What you are asked to do: Wherever the string "LaTeX" appears in a line, extract that line.

Records supplied:
<<<<
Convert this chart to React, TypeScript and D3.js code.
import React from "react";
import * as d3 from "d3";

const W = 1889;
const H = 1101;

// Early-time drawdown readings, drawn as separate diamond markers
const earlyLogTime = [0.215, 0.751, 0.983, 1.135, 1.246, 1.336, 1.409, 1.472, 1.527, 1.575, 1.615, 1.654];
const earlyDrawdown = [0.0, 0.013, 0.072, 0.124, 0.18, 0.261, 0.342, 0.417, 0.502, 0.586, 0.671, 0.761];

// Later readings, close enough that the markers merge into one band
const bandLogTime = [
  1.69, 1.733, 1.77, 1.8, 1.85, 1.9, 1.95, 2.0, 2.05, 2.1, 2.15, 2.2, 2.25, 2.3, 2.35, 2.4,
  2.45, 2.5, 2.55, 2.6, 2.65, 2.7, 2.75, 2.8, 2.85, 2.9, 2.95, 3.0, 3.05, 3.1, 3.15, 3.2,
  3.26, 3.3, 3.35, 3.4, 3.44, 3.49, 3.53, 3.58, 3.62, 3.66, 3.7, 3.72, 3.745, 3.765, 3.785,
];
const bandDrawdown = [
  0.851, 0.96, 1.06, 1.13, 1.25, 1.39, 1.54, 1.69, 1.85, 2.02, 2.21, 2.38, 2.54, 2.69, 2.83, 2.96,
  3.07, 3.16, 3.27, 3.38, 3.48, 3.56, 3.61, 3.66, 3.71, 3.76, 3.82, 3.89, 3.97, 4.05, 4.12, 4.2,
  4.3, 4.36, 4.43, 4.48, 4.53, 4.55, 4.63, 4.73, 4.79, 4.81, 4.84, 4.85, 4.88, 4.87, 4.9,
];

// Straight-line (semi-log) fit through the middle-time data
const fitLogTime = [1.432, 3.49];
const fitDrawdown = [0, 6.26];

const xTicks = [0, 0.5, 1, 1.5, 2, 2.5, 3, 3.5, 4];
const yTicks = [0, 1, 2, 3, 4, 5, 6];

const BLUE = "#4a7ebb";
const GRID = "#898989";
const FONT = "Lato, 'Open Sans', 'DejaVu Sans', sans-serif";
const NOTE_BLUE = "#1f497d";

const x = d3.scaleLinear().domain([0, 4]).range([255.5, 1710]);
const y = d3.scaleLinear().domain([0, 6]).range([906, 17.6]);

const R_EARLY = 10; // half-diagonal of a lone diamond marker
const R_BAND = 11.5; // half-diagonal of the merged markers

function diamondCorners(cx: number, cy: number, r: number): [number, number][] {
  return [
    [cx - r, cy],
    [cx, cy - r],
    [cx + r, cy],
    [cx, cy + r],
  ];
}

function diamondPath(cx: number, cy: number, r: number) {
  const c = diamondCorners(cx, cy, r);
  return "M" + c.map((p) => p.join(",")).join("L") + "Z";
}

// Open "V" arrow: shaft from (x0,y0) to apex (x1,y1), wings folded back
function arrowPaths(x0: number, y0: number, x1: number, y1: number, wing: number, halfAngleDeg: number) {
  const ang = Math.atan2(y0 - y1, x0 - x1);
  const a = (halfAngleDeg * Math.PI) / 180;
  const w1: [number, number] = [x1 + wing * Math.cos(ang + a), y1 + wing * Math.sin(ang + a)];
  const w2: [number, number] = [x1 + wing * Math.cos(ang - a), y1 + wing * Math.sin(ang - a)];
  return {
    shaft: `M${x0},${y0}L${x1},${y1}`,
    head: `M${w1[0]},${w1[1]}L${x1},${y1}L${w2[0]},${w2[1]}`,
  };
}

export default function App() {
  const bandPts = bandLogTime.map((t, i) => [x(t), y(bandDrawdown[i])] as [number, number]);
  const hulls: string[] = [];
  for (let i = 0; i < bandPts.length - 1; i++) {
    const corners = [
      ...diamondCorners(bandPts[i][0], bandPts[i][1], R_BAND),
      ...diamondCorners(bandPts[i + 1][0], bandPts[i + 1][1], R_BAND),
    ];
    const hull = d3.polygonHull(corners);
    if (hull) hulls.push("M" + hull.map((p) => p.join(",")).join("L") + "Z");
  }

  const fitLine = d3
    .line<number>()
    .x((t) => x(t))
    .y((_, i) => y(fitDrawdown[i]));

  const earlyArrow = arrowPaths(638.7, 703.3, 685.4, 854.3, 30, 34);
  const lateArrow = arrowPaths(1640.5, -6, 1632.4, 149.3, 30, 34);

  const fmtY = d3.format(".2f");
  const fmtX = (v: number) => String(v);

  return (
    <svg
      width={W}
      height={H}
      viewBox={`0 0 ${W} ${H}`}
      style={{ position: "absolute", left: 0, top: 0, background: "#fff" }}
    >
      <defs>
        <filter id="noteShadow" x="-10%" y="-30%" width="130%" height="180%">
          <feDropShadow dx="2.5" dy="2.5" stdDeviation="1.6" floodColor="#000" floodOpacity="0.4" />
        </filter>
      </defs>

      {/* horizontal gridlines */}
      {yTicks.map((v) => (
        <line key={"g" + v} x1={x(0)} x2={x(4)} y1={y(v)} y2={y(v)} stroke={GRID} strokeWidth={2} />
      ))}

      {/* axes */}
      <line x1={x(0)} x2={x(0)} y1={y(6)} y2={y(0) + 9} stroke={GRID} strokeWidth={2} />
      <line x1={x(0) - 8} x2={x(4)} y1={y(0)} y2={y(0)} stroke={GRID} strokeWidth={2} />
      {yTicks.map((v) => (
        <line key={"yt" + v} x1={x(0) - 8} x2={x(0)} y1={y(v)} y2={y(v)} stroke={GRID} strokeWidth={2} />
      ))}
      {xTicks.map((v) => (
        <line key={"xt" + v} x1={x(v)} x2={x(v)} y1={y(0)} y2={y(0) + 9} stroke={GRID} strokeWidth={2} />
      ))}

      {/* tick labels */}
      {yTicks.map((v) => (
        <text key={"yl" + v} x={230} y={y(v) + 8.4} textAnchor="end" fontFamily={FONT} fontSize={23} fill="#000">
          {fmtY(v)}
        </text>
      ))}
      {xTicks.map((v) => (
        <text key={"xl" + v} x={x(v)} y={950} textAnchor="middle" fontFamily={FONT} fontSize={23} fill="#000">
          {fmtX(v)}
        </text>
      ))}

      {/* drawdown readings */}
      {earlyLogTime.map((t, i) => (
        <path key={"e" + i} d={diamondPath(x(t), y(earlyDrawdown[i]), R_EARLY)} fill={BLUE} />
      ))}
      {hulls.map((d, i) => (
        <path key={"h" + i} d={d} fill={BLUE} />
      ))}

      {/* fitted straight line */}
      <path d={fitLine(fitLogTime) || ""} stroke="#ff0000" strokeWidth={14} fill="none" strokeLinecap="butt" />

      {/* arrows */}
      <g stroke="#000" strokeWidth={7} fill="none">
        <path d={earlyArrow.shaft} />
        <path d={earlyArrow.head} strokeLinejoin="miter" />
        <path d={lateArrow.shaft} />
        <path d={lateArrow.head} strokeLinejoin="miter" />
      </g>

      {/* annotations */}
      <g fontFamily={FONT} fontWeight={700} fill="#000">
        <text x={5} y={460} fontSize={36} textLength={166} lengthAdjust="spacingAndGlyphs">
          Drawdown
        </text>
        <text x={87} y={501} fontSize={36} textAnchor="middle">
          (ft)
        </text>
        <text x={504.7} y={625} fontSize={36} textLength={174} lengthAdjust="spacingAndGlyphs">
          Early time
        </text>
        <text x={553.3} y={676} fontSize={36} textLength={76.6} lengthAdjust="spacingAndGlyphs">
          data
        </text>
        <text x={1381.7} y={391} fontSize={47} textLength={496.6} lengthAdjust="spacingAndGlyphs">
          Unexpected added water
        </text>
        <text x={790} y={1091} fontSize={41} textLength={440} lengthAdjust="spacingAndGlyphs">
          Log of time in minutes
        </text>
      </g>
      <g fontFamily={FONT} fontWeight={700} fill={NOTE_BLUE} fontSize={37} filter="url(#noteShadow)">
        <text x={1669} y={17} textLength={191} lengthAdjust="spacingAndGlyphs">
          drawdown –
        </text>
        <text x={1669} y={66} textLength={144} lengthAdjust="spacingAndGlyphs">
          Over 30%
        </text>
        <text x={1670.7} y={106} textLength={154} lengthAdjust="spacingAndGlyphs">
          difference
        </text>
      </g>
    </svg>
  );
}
>>>>
<<<<
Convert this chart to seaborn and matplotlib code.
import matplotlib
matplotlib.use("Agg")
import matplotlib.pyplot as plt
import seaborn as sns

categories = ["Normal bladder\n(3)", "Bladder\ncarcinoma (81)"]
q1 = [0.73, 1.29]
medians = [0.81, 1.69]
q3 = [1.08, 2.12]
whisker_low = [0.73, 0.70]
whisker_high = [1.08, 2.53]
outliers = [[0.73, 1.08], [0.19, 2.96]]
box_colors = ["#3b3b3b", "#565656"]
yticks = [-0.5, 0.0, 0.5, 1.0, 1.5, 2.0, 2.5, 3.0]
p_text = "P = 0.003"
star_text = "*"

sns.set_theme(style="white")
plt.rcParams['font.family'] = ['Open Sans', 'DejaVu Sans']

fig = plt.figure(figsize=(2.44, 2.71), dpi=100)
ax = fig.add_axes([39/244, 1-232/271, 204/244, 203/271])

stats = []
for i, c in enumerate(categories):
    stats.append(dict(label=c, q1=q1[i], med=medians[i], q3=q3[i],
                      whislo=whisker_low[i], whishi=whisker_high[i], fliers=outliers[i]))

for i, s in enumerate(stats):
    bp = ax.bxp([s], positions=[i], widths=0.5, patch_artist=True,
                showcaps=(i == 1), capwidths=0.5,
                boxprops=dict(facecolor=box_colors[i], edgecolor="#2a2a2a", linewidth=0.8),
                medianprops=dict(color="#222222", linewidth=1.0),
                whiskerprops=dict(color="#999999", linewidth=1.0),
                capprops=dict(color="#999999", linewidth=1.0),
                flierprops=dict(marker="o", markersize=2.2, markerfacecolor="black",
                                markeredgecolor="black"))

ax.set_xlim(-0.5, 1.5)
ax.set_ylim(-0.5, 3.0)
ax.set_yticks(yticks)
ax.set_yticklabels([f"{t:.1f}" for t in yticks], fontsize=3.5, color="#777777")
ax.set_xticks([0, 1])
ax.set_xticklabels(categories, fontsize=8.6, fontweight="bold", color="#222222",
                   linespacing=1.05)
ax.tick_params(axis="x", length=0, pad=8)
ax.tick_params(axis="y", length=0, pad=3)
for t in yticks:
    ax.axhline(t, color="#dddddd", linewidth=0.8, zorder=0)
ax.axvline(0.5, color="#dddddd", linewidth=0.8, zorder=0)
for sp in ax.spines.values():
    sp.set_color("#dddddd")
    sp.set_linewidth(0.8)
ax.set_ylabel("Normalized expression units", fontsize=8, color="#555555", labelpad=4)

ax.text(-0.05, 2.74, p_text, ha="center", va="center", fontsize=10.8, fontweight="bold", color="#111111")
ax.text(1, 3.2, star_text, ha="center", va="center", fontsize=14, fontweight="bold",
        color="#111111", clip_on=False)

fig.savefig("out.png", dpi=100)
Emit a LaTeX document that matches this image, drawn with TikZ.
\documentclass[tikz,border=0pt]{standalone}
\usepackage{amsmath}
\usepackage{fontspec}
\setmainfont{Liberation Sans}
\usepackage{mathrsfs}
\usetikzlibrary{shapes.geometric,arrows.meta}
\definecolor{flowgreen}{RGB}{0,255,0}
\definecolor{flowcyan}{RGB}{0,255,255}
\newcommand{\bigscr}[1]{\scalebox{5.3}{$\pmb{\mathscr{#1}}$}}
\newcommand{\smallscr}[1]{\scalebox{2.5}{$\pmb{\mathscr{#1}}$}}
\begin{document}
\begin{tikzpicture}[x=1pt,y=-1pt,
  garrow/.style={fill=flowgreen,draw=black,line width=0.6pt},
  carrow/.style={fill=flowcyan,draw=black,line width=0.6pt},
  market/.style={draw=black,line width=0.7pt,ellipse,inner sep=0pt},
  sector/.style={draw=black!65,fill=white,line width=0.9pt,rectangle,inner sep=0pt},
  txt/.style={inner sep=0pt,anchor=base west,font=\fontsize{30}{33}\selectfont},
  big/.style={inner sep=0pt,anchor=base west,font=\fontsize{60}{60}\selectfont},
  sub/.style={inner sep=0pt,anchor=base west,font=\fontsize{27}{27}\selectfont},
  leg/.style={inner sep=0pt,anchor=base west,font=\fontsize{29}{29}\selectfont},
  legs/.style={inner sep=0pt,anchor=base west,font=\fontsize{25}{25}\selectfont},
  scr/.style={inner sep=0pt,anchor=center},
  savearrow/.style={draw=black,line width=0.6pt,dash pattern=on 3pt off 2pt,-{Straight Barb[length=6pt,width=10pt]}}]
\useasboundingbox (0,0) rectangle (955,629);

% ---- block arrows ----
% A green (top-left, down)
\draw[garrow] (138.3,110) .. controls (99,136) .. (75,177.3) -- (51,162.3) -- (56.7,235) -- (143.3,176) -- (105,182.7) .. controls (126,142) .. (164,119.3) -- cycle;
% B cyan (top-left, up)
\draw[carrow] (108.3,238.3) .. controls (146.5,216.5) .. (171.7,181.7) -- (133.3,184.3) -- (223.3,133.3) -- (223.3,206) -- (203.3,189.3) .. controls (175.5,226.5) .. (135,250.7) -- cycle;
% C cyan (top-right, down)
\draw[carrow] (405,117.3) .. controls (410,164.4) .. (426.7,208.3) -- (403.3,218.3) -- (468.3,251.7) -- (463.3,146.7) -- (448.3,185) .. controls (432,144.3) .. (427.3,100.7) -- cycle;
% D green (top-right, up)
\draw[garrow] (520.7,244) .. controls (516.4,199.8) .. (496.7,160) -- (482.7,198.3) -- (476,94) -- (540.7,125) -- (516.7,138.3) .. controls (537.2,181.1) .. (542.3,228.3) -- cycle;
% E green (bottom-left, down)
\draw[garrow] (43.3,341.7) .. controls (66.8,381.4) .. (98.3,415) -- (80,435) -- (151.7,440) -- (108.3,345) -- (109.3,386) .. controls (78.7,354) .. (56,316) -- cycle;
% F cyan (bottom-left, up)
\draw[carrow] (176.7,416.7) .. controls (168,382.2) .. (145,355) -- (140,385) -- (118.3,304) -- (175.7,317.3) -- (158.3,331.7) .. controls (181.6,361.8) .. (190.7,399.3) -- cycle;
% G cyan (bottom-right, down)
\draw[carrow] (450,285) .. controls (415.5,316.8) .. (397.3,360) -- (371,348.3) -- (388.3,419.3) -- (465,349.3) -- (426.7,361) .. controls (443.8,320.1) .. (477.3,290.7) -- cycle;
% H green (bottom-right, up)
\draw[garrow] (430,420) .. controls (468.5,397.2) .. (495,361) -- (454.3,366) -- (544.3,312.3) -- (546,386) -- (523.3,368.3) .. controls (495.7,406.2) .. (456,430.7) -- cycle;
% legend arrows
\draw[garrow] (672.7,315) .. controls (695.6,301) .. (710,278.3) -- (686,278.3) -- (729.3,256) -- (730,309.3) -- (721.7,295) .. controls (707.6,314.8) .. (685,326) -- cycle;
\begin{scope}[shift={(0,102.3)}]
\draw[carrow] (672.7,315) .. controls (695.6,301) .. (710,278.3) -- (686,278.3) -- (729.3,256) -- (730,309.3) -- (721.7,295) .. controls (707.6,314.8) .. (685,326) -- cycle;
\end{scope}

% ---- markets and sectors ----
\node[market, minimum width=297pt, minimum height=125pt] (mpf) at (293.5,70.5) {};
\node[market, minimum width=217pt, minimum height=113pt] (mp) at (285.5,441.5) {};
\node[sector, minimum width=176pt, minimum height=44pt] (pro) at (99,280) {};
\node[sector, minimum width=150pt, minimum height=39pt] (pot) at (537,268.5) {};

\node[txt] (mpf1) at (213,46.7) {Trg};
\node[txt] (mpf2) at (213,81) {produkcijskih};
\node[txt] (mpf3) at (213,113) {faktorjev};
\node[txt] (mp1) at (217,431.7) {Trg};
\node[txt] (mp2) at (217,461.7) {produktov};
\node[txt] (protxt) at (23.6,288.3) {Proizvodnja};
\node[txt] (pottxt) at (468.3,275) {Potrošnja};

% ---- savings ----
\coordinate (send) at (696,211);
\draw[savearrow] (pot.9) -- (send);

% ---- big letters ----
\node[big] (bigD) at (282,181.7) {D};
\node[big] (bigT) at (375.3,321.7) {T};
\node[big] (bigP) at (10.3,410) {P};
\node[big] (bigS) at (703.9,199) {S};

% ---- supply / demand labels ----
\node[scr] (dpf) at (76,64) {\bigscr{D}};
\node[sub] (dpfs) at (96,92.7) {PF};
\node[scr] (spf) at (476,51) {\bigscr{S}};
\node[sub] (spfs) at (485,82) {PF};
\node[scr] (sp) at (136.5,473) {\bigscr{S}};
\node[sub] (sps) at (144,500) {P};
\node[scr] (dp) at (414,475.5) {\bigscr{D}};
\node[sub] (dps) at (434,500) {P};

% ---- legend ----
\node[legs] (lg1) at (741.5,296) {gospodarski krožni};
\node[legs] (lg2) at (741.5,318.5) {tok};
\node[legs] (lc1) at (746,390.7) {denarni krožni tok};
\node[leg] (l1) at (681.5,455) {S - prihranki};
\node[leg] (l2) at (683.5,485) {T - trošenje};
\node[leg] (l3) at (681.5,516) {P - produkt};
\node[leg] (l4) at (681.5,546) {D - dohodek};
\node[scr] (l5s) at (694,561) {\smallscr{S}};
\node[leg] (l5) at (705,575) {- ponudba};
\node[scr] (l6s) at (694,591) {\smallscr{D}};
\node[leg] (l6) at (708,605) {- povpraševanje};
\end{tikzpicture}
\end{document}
>>>>
<<<<
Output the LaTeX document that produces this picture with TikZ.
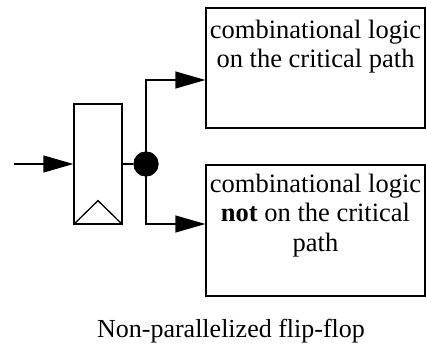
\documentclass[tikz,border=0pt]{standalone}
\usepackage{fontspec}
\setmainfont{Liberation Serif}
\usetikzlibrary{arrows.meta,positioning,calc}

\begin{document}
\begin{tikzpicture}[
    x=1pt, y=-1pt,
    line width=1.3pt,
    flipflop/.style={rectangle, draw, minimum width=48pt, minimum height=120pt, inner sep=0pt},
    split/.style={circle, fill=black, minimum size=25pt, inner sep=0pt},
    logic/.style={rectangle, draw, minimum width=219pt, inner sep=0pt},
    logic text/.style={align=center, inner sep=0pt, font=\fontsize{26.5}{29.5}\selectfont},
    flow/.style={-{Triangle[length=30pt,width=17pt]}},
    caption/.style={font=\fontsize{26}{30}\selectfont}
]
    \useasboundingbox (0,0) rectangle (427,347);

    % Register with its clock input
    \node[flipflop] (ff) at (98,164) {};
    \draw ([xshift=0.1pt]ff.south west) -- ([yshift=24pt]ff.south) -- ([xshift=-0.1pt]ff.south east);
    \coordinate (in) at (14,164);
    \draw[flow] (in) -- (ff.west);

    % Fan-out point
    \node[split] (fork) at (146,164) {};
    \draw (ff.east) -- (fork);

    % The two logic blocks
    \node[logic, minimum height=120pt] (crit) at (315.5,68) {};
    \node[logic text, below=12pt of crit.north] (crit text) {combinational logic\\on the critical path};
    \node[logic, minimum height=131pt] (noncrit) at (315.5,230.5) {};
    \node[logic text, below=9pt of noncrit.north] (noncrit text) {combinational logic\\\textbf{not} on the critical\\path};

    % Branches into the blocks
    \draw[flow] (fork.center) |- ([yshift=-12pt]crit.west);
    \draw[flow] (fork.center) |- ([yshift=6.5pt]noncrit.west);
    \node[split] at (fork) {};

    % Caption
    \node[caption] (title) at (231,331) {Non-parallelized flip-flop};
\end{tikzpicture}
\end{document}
>>>>
Task solution:
Emit a LaTeX document that matches this image, drawn with TikZ.
Output the LaTeX document that produces this picture with TikZ.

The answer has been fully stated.